The three are among 260 staff from Concern Worldwide in the country.

Violence has returned not long after Sundan emerged from a civil war.
Violence has returned not long after Sundan emerged from a civil war.
Image: Euronews.

THREE IRISH CITIZENS are among thousands of people taking refuge from violence that has erupted in South Sudan.

Thousands fled renewed heavy fighting in the capital Juba today as former rebels and government soldiers exchanged fire in several parts of the city.

The battles began on the western outskirts of Juba where both former rebels and government soldiers have bases at the foot of the Jebel Kujur mountain close to a UN camp.

Fighting was heard in several other parts of the city throughout the day, including the tinderbox Gudele neighbourhood — where rebel leader turned vice president Riek Machar is headquartered — and the central Tongping area near the international airport.

Information minister Michael Makuei today blamed the former rebels for the fighting and insisted the government was “in full control of Juba” even as shooting could be heard in parts of the city.

Makuei said President Salva Kiir would call for a ceasefire later in the day.

“We are expecting his excellency the president will issue a unilateral ceasefire, binding on his forces. We hope the First Vice President Riek Machar will follow suit,” he said.

Source: euronews (in English)/YouTube

The violence comes a day after the world’s youngest country marked its fifth independence anniversary, and is a fresh blow to a peace deal that has failed to end the civil war that broke out in December 2013.

Among those caught up the chaos that followed the fighting are three Irish staff of Concern Worldwide.  The three are currently on lockdown in Juba with country director Feargal O’Connell from Dublin reporting that they are hearing regular gunfire.

Six are in the Concern office were O’Connell  is located with two other Irish citizens working with Concern are at “field” locations outside the capital.

Foreign Affairs Minister Charlie Flanagan says he is aware of the presence of Irish citizens.

“My department is monitoring the situation closely and our Embassy team in Addis Ababa is liaising with Irish citizens in the area who are registered with the department,” he said this evening.

In total, there are reports that 10,000 people in Juba have taken refuge in different locations

City residents hunkered down or began fleeing their homes as the UN reported the use of mortars, rocket-propelled grenades and “heavy ground assault weaponry”.

Helicopter gunships and tanks were also deployed during the course of the day.

A thick stream of fearful civilians, clutching children and meagre possessions, headed for the hoped-for refuge of another UN base close to the city’s airport, only to find fighting erupting there too.

More war than peace

Today’s battles were the first since Friday when brief but heavy exchanges of fire left an estimated 150 soldiers dead on both sides.

There were no immediate details of casualties from Sunday’s violence.

South Sudan has seen more fighting than peace since independence in July 2011, with civil war breaking out December 2013 when Kiir accused Machar of plotting a coup.

An August 2015 peace deal was supposed to end the conflict but observers say the peace process has stalled while fighting has continued despite the establishment of a unity government.

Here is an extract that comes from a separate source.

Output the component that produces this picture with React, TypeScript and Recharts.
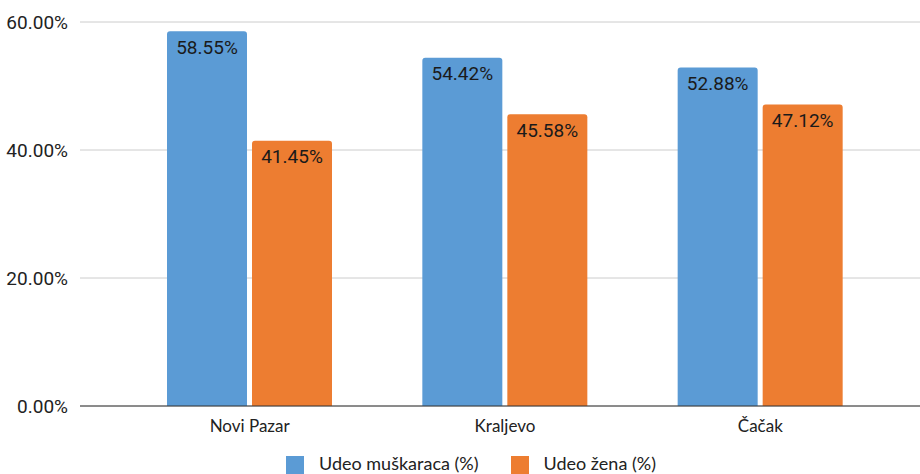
import { BarChart, Bar, XAxis, YAxis, CartesianGrid, Legend, LabelList } from "recharts";

const cities = ["Novi Pazar", "Kraljevo", "Čačak"];
const menShare = [58.55, 54.42, 52.88];
const womenShare = [41.45, 45.58, 47.12];
const yTicks = [0, 20, 40, 60];

const data = cities.map((city, i) => ({
  city,
  men: menShare[i],
  women: womenShare[i],
}));

const pct = (v: number) => `${v.toFixed(2)}%`;

export default function App() {
  return (
    <div style={{ position: "absolute", left: 0, top: 0, background: "#fff" }}>
      <BarChart
        width={920}
        height={474}
        data={data}
        margin={{ top: 22, right: 0, bottom: 0, left: 0 }}
        barSize={80}
        barGap={5}
      >
        <CartesianGrid vertical={false} stroke="#cccccc" />
        <XAxis
          dataKey="city"
          padding={{ left: 42, right: 32 }}
          tickLine={false}
          axisLine={{ stroke: "#333333" }}
          tick={{ fill: "#222", fontSize: 17, fontFamily: "Lato" }}
          tickMargin={8}
          height={46}
        />
        <YAxis
          width={80}
          domain={[0, 60]}
          ticks={yTicks}
          tickFormatter={pct}
          axisLine={false}
          tickLine={false}
          tickSize={0}
          tickMargin={12}
          tick={{ fill: "#222", fontSize: 19, fontFamily: "Roboto" }}
        />
        <Legend
          verticalAlign="bottom"
          height={22}
          iconType="square"
          iconSize={18}
          wrapperStyle={{ fontFamily: "Lato", fontSize: 18, paddingLeft: 54, boxSizing: "border-box" }}
          formatter={(value: string) => (
            <span style={{ color: "#222", marginLeft: 11, marginRight: 22 }}>{value}</span>
          )}
        />
        <Bar dataKey="men" name="Udeo muškaraca (%)" fill="#5b9bd5" radius={[3, 3, 0, 0]} isAnimationActive={false}>
          <LabelList dataKey="men" position="insideTop" offset={9} formatter={pct} fill="#1a1a1a" fontSize={19} fontFamily="Roboto" />
        </Bar>
        <Bar dataKey="women" name="Udeo žena (%)" fill="#ed7d31" radius={[3, 3, 0, 0]} isAnimationActive={false}>
          <LabelList dataKey="women" position="insideTop" offset={9} formatter={pct} fill="#1a1a1a" fontSize={19} fontFamily="Roboto" />
        </Bar>
      </BarChart>
    </div>
  );
}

This week’s clashes are the first between the army and former rebels in the capital — where the war broke out — since both established positions there in April as part of the peace agreement.

Tens of thousands have died in more than two years of civil war, close to three million have been forced from their homes and nearly five million survive on emergency food rations.

The humanitarian crisis has unfolded alongside an economic one with the currency collapsing and inflation spiralling out of control. The country’s mainstay oil industry is in tatters and regional towns have been razed.